* [Job]
Write out each line exactly as given. Leave the pictures out of your copy.
━━━━━ Supplied information ━━━━━
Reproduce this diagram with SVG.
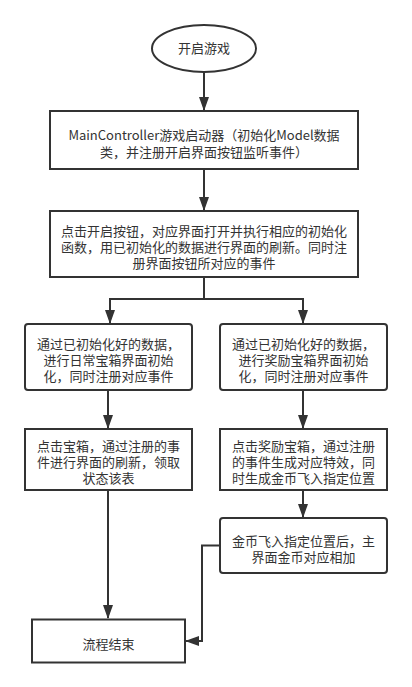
<svg xmlns="http://www.w3.org/2000/svg" width="412" height="687" viewBox="0 0 412 687">
<defs>
<style>
.n{fill:#fff;stroke:#333;stroke-width:2}
.t{font-family:"PingFang SC","Noto Sans CJK SC",sans-serif;font-size:13px;fill:#333;text-anchor:middle}
.c{fill:none;stroke:#333;stroke-width:2}
</style>
<marker id="ah" viewBox="0 0 14 10" refX="13" refY="5" markerWidth="14" markerHeight="10" markerUnits="userSpaceOnUse" orient="auto">
<path d="M0,0 L14,5 L0,10 Z" fill="#333"/>
</marker>
</defs>
<rect width="412" height="687" fill="#fff"/>
<g id="connectors">
<path class="c" d="M204,72 V110" marker-end="url(#ah)"/>
<path class="c" d="M204,169 V210" marker-end="url(#ah)"/>
<path class="c" d="M204,277 V299 H110 V323" marker-end="url(#ah)"/>
<path class="c" d="M204,299 H303 V323" marker-end="url(#ah)"/>
<path class="c" d="M108,390 V428" marker-end="url(#ah)"/>
<path class="c" d="M303,390 V428" marker-end="url(#ah)"/>
<path class="c" d="M108,490 V618" marker-end="url(#ah)"/>
<path class="c" d="M303,490 V517" marker-end="url(#ah)"/>
<path class="c" d="M220,545.5 H202 V641 H186" marker-end="url(#ah)"/>
</g>
<g id="start">
<ellipse class="n" cx="204" cy="48.5" rx="52" ry="23.5"/>
<text class="t" x="204" y="53">开启游戏</text>
</g>
<g id="main">
<rect class="n" x="50" y="111" width="308" height="58"/>
<text class="t" x="204" y="139.5">MainController游戏启动器（初始化Model数据<tspan x="204" dy="17">类，并注册开启界面按钮监听事件）</tspan></text>
</g>
<g id="open">
<rect class="n" x="50" y="211" width="308" height="66"/>
<text class="t" x="204" y="236">点击开启按钮，对应界面打开并执行相应的初始化<tspan x="204" dy="16">函数，用已初始化的数据进行界面的刷新。同时注</tspan><tspan x="204" dy="16">册界面按钮所对应的事件</tspan></text>
</g>
<g id="daily-init">
<rect class="n" x="25" y="324" width="167" height="66" rx="3"/>
<text class="t" x="108.5" y="348.5">通过已初始化好的数据，<tspan x="108.5" dy="16">进行日常宝箱界面初始</tspan><tspan x="108.5" dy="16">化，同时注册对应事件</tspan></text>
</g>
<g id="reward-init">
<rect class="n" x="220" y="324" width="167" height="66" rx="3"/>
<text class="t" x="303.5" y="348.5">通过已初始化好的数据，<tspan x="303.5" dy="16">进行奖励宝箱界面初始</tspan><tspan x="303.5" dy="16">化，同时注册对应事件</tspan></text>
</g>
<g id="daily-click">
<rect class="n" x="25" y="429" width="167" height="61"/>
<text class="t" x="108.5" y="451">点击宝箱，通过注册的事<tspan x="108.5" dy="16">件进行界面的刷新，领取</tspan><tspan x="108.5" dy="16">状态该表</tspan></text>
</g>
<g id="reward-click">
<rect class="n" x="220" y="429" width="167" height="61"/>
<text class="t" x="303.5" y="451">点击奖励宝箱，通过注册<tspan x="303.5" dy="16">的事件生成对应特效，同</tspan><tspan x="303.5" dy="16">时生成金币飞入指定位置</tspan></text>
</g>
<g id="coin">
<rect class="n" x="220" y="518" width="167" height="55" rx="3"/>
<text class="t" x="303.5" y="545.5">金币飞入指定位置后，主<tspan x="303.5" dy="16">界面金币对应相加</tspan></text>
</g>
<g id="end">
<rect class="n" x="32" y="619.5" width="153" height="43"/>
<text class="t" x="108.5" y="648.5">流程结束</text>
</g>
</svg>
━━━━━
* [Full solution]
Reproduce this diagram with SVG.
<svg xmlns="http://www.w3.org/2000/svg" width="412" height="687" viewBox="0 0 412 687">
<defs>
<style>
.n{fill:#fff;stroke:#333;stroke-width:2}
.t{font-family:"PingFang SC","Noto Sans CJK SC",sans-serif;font-size:13px;fill:#333;text-anchor:middle}
.c{fill:none;stroke:#333;stroke-width:2}
</style>
<marker id="ah" viewBox="0 0 14 10" refX="13" refY="5" markerWidth="14" markerHeight="10" markerUnits="userSpaceOnUse" orient="auto">
<path d="M0,0 L14,5 L0,10 Z" fill="#333"/>
</marker>
</defs>
<rect width="412" height="687" fill="#fff"/>
<g id="connectors">
<path class="c" d="M204,72 V110" marker-end="url(#ah)"/>
<path class="c" d="M204,169 V210" marker-end="url(#ah)"/>
<path class="c" d="M204,277 V299 H110 V323" marker-end="url(#ah)"/>
<path class="c" d="M204,299 H303 V323" marker-end="url(#ah)"/>
<path class="c" d="M108,390 V428" marker-end="url(#ah)"/>
<path class="c" d="M303,390 V428" marker-end="url(#ah)"/>
<path class="c" d="M108,490 V618" marker-end="url(#ah)"/>
<path class="c" d="M303,490 V517" marker-end="url(#ah)"/>
<path class="c" d="M220,545.5 H202 V641 H186" marker-end="url(#ah)"/>
</g>
<g id="start">
<ellipse class="n" cx="204" cy="48.5" rx="52" ry="23.5"/>
<text class="t" x="204" y="53">开启游戏</text>
</g>
<g id="main">
<rect class="n" x="50" y="111" width="308" height="58"/>
<text class="t" x="204" y="139.5">MainController游戏启动器（初始化Model数据<tspan x="204" dy="17">类，并注册开启界面按钮监听事件）</tspan></text>
</g>
<g id="open">
<rect class="n" x="50" y="211" width="308" height="66"/>
<text class="t" x="204" y="236">点击开启按钮，对应界面打开并执行相应的初始化<tspan x="204" dy="16">函数，用已初始化的数据进行界面的刷新。同时注</tspan><tspan x="204" dy="16">册界面按钮所对应的事件</tspan></text>
</g>
<g id="daily-init">
<rect class="n" x="25" y="324" width="167" height="66" rx="3"/>
<text class="t" x="108.5" y="348.5">通过已初始化好的数据，<tspan x="108.5" dy="16">进行日常宝箱界面初始</tspan><tspan x="108.5" dy="16">化，同时注册对应事件</tspan></text>
</g>
<g id="reward-init">
<rect class="n" x="220" y="324" width="167" height="66" rx="3"/>
<text class="t" x="303.5" y="348.5">通过已初始化好的数据，<tspan x="303.5" dy="16">进行奖励宝箱界面初始</tspan><tspan x="303.5" dy="16">化，同时注册对应事件</tspan></text>
</g>
<g id="daily-click">
<rect class="n" x="25" y="429" width="167" height="61"/>
<text class="t" x="108.5" y="451">点击宝箱，通过注册的事<tspan x="108.5" dy="16">件进行界面的刷新，领取</tspan><tspan x="108.5" dy="16">状态该表</tspan></text>
</g>
<g id="reward-click">
<rect class="n" x="220" y="429" width="167" height="61"/>
<text class="t" x="303.5" y="451">点击奖励宝箱，通过注册<tspan x="303.5" dy="16">的事件生成对应特效，同</tspan><tspan x="303.5" dy="16">时生成金币飞入指定位置</tspan></text>
</g>
<g id="coin">
<rect class="n" x="220" y="518" width="167" height="55" rx="3"/>
<text class="t" x="303.5" y="545.5">金币飞入指定位置后，主<tspan x="303.5" dy="16">界面金币对应相加</tspan></text>
</g>
<g id="end">
<rect class="n" x="32" y="619.5" width="153" height="43"/>
<text class="t" x="108.5" y="648.5">流程结束</text>
</g>
</svg>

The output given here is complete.